I want it all: the wisdom of Lincoln and the compassion of Roosevelt, the heritage of Washington and the legacy of King, the social ministries of the Methodists and the strict theology of the Presbyterians, the pioneering protests of the Lutherans and the defiant spirit of Richard Allen, the Kingdom keys of Saint Peter and the glorious liberty of the Non-conformists, the gorgeous liturgy of the Episcopalians and the intellectual honesty of the Unitarians, the spiritual fervor of the Pentecostals, and the marvelous freedom the folks called Baptists. … I want it all because there is no place for narrowness and bigotry in the Church of Jesus Christ. We are all in one and we are one in all. (“All Things Are Yours” [1 Cor. 3:21-23], preached on Jan. 25, 1987)

In honoring the past, I saw the future compendium as a way to introduce the larger Church to the works of black Episcopal composers such as Horace Clarence Boyer, Harry T. Burleigh, John Cooper, William B. Cooper, and J. Rosamund Johnson. In addition, I wanted to share the works of living black Episcopal composers David Hurd and Carl Haywood. Their hymns, like the other submissions, had to resonate musically and theologically with a majority of the other 11 members of the ecumenical committee. All of these composers are included in the final version of the hymnal, as well as hymn texts by Episcopalians including the Rev. Canon Harold Lewis, Michael McKee, and James Weldon Johnson. One of my 11 items in the hymnal is the setting of Psalm 34 that I composed for the ordination and consecration of  the Rt. Rev. Gregory H. Brewer as Bishop of Central Florida.

By the end of our work sessions, we had reviewed approximately 3,000 pieces of music and chose to include 741 in the hymnal. After the publisher secured licenses and permissions from copyright owners and administrators, the final volume netted 698 entries.

The hymnal content centers on five basic themes: The Assembly at Worship,  The Celebration of the Gospel Story, The Gospel in the Christian Life, Historic Hymns and Songs in the African American Traditions, and Service Music. The Celebration of the Gospel Story has subcategories that conform to the liturgical year, Advent through Christ the King. Service Music has two large subcategories: first, General Service Music that includes Mass settings, psalms, and canticles; second, there is music for Baptism, Confirmation, Marriage, Ordination, and Holy Communion.

Perhaps One Lord, One Faith, One Baptism can be used as an example of how hymnal revision can proceed without depending on prayer book revision. The service music portions would probably need to be a separate volume since some texts would be directly tied to worship language of a revised prayer book. In 2009, the Episcopal Church adopted the Revised Common Lectionary (RCL). Congregational song can easily be expanded to include diverse material that reinforces the RCL texts and themes.

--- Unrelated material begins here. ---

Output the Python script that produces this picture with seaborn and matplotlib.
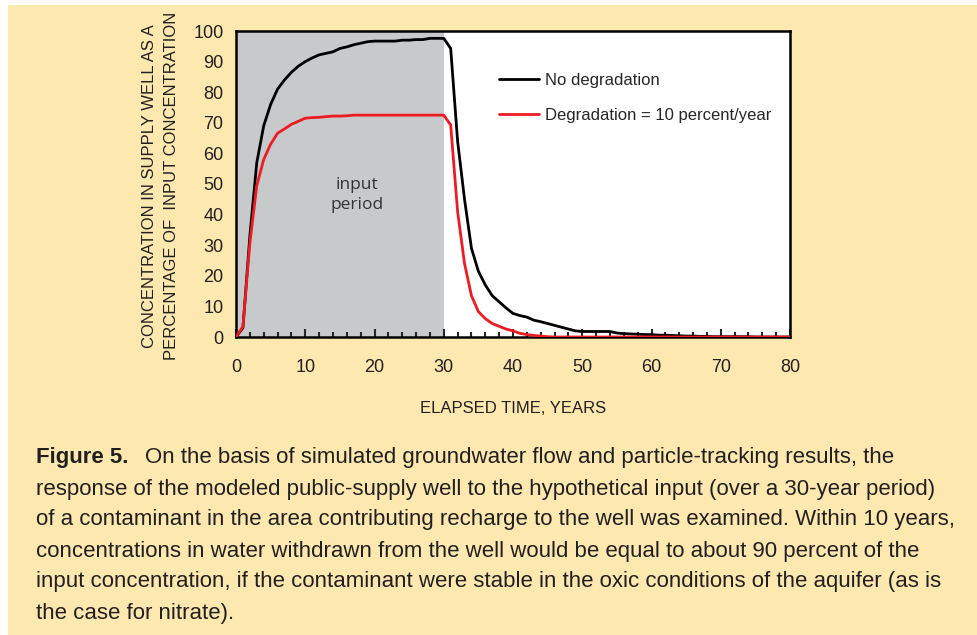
import matplotlib
matplotlib.use("Agg")
import matplotlib.pyplot as plt
import matplotlib.patches as mpatches
from matplotlib.ticker import MultipleLocator
import pandas as pd
import seaborn as sns

# simulated concentration, percent of input, yearly from 0 to 80
years = list(range(0, 81))
no_degradation = [
    0, 3, 33, 57, 69, 76, 81, 84, 86.5, 88.5,
    90, 91.2, 92.2, 92.7, 93.2, 94.3, 94.8, 95.5, 96, 96.5,
    96.7, 96.7, 96.7, 96.7, 97, 97, 97.2, 97.2, 97.6, 97.6,
    97.6, 94.3, 64, 45, 29, 21.5, 17, 13.5, 11.5, 9.5,
    7.7, 7, 6.5, 5.5, 5, 4.4, 3.8, 3.2, 2.6, 2,
    1.8, 1.8, 1.8, 1.8, 1.8, 1.3, 1.1, 1.0, 0.9, 0.8,
    0.8, 0.6, 0.6, 0.5, 0.4, 0.3, 0.3, 0.2, 0.2, 0.1,
    0.1, 0.1, 0.1, 0.1, 0.1, 0, 0, 0, 0, 0, 0,
]
degradation_10 = [
    0, 3.4, 30.6, 49.5, 58, 63, 66.6, 68, 69.5, 70.5,
    71.5, 71.7, 71.8, 72, 72.2, 72.2, 72.3, 72.5, 72.5, 72.5,
    72.5, 72.5, 72.5, 72.5, 72.5, 72.5, 72.5, 72.5, 72.5, 72.5,
    72.5, 69.3, 41, 24, 13.5, 8.3, 6, 4.4, 3.5, 2.6,
    2, 1.2, 0.8, 0.5, 0.3, 0.1, 0, 0, 0, 0,
    0, 0, 0, 0, 0, 0, 0, 0, 0, 0,
    0, 0, 0, 0, 0, 0, 0, 0, 0, 0,
    0, 0, 0, 0, 0, 0, 0, 0, 0, 0, 0,
]
input_period = (0, 30)
series_names = ["No degradation", "Degradation = 10 percent/year"]
caption_lines = [
    "On the basis of simulated groundwater flow and particle-tracking results, the",
    "response of the modeled public-supply well to the hypothetical input (over a 30-year period)",
    "of a contaminant in the area contributing recharge to the well was examined. Within 10 years,",
    "concentrations in water withdrawn from the well would be equal to about 90 percent of the",
    "input concentration, if the contaminant were stable in the oxic conditions of the aquifer (as is",
    "the case for nitrate).",
]

df = pd.DataFrame({
    "year": years * 2,
    "conc": no_degradation + degradation_10,
    "series": [series_names[0]] * len(years) + [series_names[1]] * len(years),
})

sns.set_style("ticks")
plt.rcParams["font.family"] = ["Liberation Sans", "DejaVu Sans"]

BG = "#fde9b0"
TXT = "#231f20"

fig = plt.figure(figsize=(9.78, 6.35), dpi=100)
fig.patch.set_facecolor("white")
fig.patches.append(mpatches.Rectangle((8 / 978, 0), 1, 1 - 5 / 635,
                                      transform=fig.transFigure, facecolor=BG,
                                      edgecolor="none", zorder=-10))

ax = fig.add_axes([236 / 978, 1 - 337 / 635, (790 - 236) / 978, (337 - 31) / 635])
ax.set_facecolor("white")
ax.axvspan(*input_period, color="#c8c9cb", lw=0, zorder=0)

sns.lineplot(data=df, x="year", y="conc", hue="series",
             palette=["#000000", "#ed1c24"], lw=2, ax=ax, zorder=3)

ax.set_xlim(0, 80)
ax.set_ylim(0, 100)
ax.xaxis.set_major_locator(MultipleLocator(10))
ax.xaxis.set_minor_locator(MultipleLocator(2))
ax.yaxis.set_major_locator(MultipleLocator(10))
ax.tick_params(axis="x", which="major", direction="in", length=6, width=1.5,
               pad=16, labelsize=13, labelcolor=TXT)
ax.tick_params(axis="x", which="minor", direction="in", length=3.5, width=1.5)
ax.tick_params(axis="y", length=0, pad=9, labelsize=13, labelcolor=TXT)
for s in ax.spines.values():
    s.set_linewidth(1.8)
    s.set_color("black")

ax.set_xlabel("ELAPSED TIME, YEARS", fontsize=12, color=TXT, labelpad=18)
ax.set_ylabel("")
fig.text(150 / 978, 1 - 186 / 635, "CONCENTRATION IN SUPPLY WELL AS A",
         rotation=90, ha="center", va="center", fontsize=12, color=TXT)
fig.text(172 / 978, 1 - 186 / 635, "PERCENTAGE OF  INPUT CONCENTRATION",
         rotation=90, ha="center", va="center", fontsize=12, color=TXT)

ax.text(17.5, 46.4, "input\nperiod", ha="center", va="center", fontsize=12.5,
        color="#333333", family=["Open Sans", "DejaVu Sans"], linespacing=1.3)

ax.legend(loc="upper left", bbox_to_anchor=((492 - 236) / 554, 1 - (66 - 31) / 306),
          frameon=False, fontsize=12, handlelength=2.4, handletextpad=0.4,
          labelspacing=1.2, borderaxespad=0, title=None)

# caption
fig.text(36 / 978, 1 - 458 / 635, "Figure 5.", fontsize=16, fontweight="bold",
         color=TXT, va="center", ha="left")
fig.text(145 / 978, 1 - 458 / 635, caption_lines[0], fontsize=16, color=TXT,
         va="center", ha="left")
for i, line in enumerate(caption_lines[1:]):
    fig.text(36 / 978, 1 - (489 + 31 * i) / 635, line, fontsize=16, color=TXT,
             va="center", ha="left")

fig.savefig("out.png", dpi=100, facecolor=fig.get_facecolor())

The format of a future hymnal must also take advantage of current technology and not be limited by the binders of a traditional book. Such a proposed collection could easily be expanded as new liturgies evolve.

If representatives from 10 different denominations can produce a single viable worship hymnal, might the Episcopal Church produce a single hymnal suitable for use that reflects the Episcopal Church in its diversity, inclusivity, and tradition? After all, the Episcopal Church also embraces the pronouncement of Ephesians 4:4-5: “There is one body and one Spirit, just as you were called to the one hope of your calling, one Lord, one faith, one baptism.”

Carl MaultsBy is director of music at St. Richard’s Church in Winter Park, Florida.